_DATA EXCERPT_
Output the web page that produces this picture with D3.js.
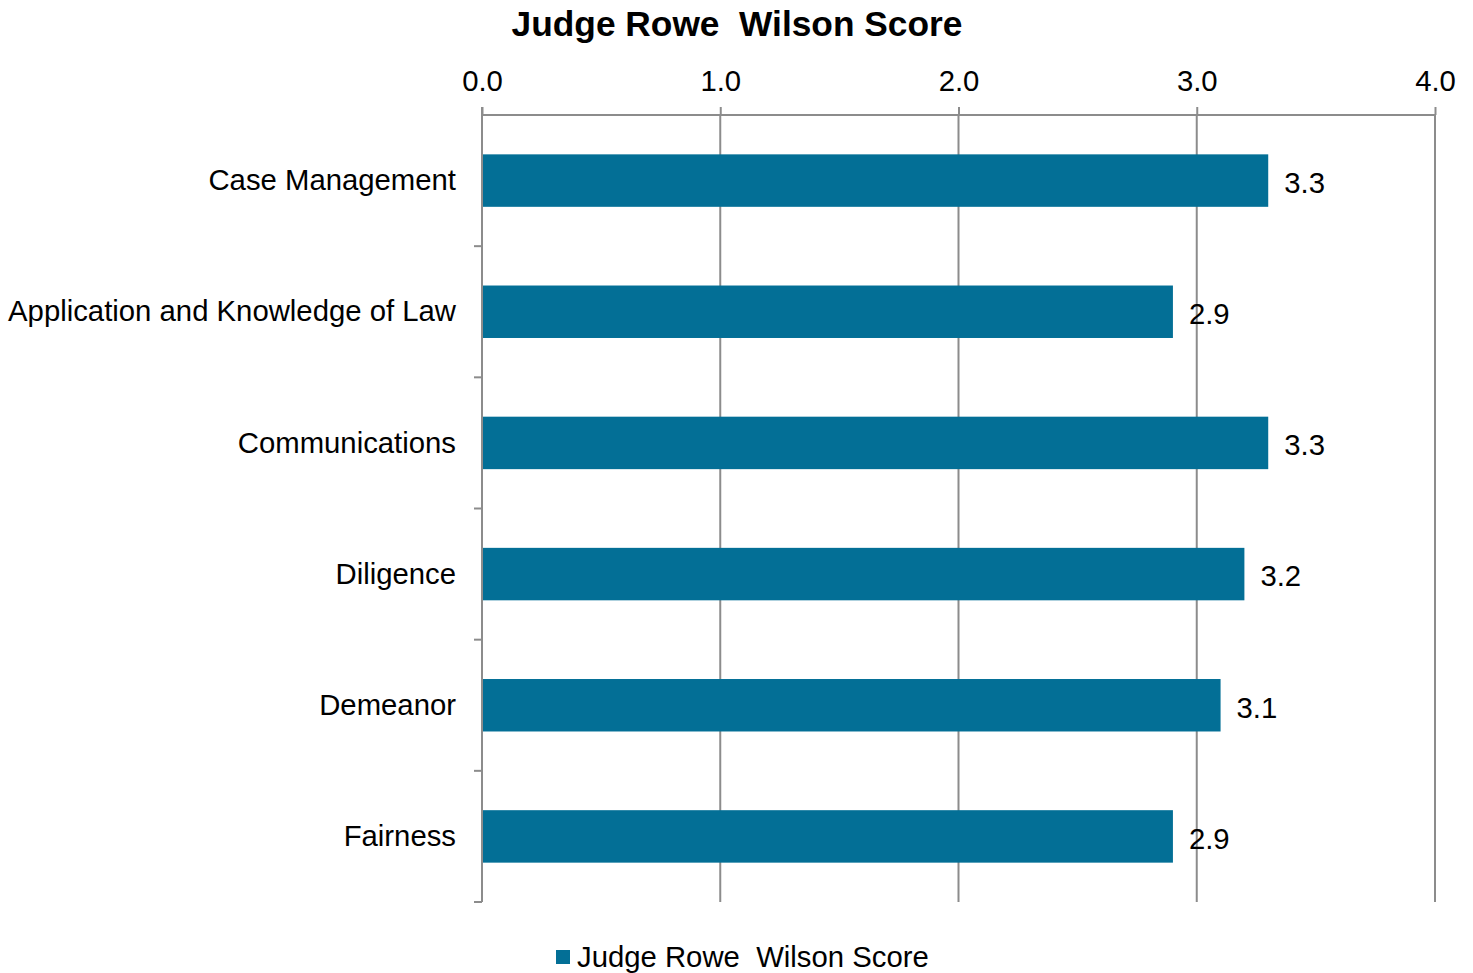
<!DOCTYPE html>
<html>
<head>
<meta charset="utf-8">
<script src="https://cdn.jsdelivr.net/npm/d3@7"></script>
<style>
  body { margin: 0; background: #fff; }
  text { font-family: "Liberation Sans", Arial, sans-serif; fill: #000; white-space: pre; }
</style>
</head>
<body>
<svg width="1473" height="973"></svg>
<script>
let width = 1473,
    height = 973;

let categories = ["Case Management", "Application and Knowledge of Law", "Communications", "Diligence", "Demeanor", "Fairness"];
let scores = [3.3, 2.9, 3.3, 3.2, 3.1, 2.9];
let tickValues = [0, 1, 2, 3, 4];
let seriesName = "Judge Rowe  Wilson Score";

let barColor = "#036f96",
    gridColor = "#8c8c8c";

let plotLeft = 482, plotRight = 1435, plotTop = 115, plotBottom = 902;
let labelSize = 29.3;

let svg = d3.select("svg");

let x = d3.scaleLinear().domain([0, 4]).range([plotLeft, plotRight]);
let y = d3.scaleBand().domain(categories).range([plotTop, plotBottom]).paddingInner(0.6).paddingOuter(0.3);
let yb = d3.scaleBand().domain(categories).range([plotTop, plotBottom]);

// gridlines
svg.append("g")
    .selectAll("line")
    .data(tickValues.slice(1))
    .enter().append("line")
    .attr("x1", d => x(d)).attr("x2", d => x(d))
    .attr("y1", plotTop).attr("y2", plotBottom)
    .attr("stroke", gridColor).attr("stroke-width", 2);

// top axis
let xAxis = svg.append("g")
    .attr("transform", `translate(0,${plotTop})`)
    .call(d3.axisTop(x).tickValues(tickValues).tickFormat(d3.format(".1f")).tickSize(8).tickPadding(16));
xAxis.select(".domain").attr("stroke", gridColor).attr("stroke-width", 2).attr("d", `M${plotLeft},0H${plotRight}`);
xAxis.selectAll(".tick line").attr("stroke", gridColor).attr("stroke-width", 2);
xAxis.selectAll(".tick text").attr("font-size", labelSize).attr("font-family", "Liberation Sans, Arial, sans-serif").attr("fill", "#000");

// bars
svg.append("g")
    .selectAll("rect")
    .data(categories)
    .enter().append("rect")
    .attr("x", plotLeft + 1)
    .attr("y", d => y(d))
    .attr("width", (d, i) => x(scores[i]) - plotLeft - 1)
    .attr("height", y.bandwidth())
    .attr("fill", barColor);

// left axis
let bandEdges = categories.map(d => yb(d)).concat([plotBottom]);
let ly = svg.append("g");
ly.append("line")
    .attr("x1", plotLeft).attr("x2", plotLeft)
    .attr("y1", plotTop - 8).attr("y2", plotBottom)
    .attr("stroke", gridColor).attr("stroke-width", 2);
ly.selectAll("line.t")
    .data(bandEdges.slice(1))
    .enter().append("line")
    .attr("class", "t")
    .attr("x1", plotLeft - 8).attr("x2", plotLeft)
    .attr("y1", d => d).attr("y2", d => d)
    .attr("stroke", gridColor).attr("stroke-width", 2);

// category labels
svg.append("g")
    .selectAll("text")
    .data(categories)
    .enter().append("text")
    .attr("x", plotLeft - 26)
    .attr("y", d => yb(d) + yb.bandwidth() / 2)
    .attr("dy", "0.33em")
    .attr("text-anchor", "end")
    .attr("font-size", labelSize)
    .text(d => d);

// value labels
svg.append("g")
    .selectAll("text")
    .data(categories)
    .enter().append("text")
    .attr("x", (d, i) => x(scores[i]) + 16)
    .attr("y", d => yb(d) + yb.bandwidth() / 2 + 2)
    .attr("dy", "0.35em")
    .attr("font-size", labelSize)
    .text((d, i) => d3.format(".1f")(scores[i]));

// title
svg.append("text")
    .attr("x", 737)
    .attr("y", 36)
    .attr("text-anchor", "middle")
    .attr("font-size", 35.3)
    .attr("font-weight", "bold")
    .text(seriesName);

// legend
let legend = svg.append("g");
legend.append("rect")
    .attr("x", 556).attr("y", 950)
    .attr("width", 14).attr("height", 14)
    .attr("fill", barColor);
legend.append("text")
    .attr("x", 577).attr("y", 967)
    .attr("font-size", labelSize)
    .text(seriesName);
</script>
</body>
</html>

_TO DO_
Repeat the material above verbatim. Leave the pictures behind.

_SOLVED PROBLEM_
Output the web page that produces this picture with D3.js.
<!DOCTYPE html>
<html>
<head>
<meta charset="utf-8">
<script src="https://cdn.jsdelivr.net/npm/d3@7"></script>
<style>
  body { margin: 0; background: #fff; }
  text { font-family: "Liberation Sans", Arial, sans-serif; fill: #000; white-space: pre; }
</style>
</head>
<body>
<svg width="1473" height="973"></svg>
<script>
let width = 1473,
    height = 973;

let categories = ["Case Management", "Application and Knowledge of Law", "Communications", "Diligence", "Demeanor", "Fairness"];
let scores = [3.3, 2.9, 3.3, 3.2, 3.1, 2.9];
let tickValues = [0, 1, 2, 3, 4];
let seriesName = "Judge Rowe  Wilson Score";

let barColor = "#036f96",
    gridColor = "#8c8c8c";

let plotLeft = 482, plotRight = 1435, plotTop = 115, plotBottom = 902;
let labelSize = 29.3;

let svg = d3.select("svg");

let x = d3.scaleLinear().domain([0, 4]).range([plotLeft, plotRight]);
let y = d3.scaleBand().domain(categories).range([plotTop, plotBottom]).paddingInner(0.6).paddingOuter(0.3);
let yb = d3.scaleBand().domain(categories).range([plotTop, plotBottom]);

// gridlines
svg.append("g")
    .selectAll("line")
    .data(tickValues.slice(1))
    .enter().append("line")
    .attr("x1", d => x(d)).attr("x2", d => x(d))
    .attr("y1", plotTop).attr("y2", plotBottom)
    .attr("stroke", gridColor).attr("stroke-width", 2);

// top axis
let xAxis = svg.append("g")
    .attr("transform", `translate(0,${plotTop})`)
    .call(d3.axisTop(x).tickValues(tickValues).tickFormat(d3.format(".1f")).tickSize(8).tickPadding(16));
xAxis.select(".domain").attr("stroke", gridColor).attr("stroke-width", 2).attr("d", `M${plotLeft},0H${plotRight}`);
xAxis.selectAll(".tick line").attr("stroke", gridColor).attr("stroke-width", 2);
xAxis.selectAll(".tick text").attr("font-size", labelSize).attr("font-family", "Liberation Sans, Arial, sans-serif").attr("fill", "#000");

// bars
svg.append("g")
    .selectAll("rect")
    .data(categories)
    .enter().append("rect")
    .attr("x", plotLeft + 1)
    .attr("y", d => y(d))
    .attr("width", (d, i) => x(scores[i]) - plotLeft - 1)
    .attr("height", y.bandwidth())
    .attr("fill", barColor);

// left axis
let bandEdges = categories.map(d => yb(d)).concat([plotBottom]);
let ly = svg.append("g");
ly.append("line")
    .attr("x1", plotLeft).attr("x2", plotLeft)
    .attr("y1", plotTop - 8).attr("y2", plotBottom)
    .attr("stroke", gridColor).attr("stroke-width", 2);
ly.selectAll("line.t")
    .data(bandEdges.slice(1))
    .enter().append("line")
    .attr("class", "t")
    .attr("x1", plotLeft - 8).attr("x2", plotLeft)
    .attr("y1", d => d).attr("y2", d => d)
    .attr("stroke", gridColor).attr("stroke-width", 2);

// category labels
svg.append("g")
    .selectAll("text")
    .data(categories)
    .enter().append("text")
    .attr("x", plotLeft - 26)
    .attr("y", d => yb(d) + yb.bandwidth() / 2)
    .attr("dy", "0.33em")
    .attr("text-anchor", "end")
    .attr("font-size", labelSize)
    .text(d => d);

// value labels
svg.append("g")
    .selectAll("text")
    .data(categories)
    .enter().append("text")
    .attr("x", (d, i) => x(scores[i]) + 16)
    .attr("y", d => yb(d) + yb.bandwidth() / 2 + 2)
    .attr("dy", "0.35em")
    .attr("font-size", labelSize)
    .text((d, i) => d3.format(".1f")(scores[i]));

// title
svg.append("text")
    .attr("x", 737)
    .attr("y", 36)
    .attr("text-anchor", "middle")
    .attr("font-size", 35.3)
    .attr("font-weight", "bold")
    .text(seriesName);

// legend
let legend = svg.append("g");
legend.append("rect")
    .attr("x", 556).attr("y", 950)
    .attr("width", 14).attr("height", 14)
    .attr("fill", barColor);
legend.append("text")
    .attr("x", 577).attr("y", 967)
    .attr("font-size", labelSize)
    .text(seriesName);
</script>
</body>
</html>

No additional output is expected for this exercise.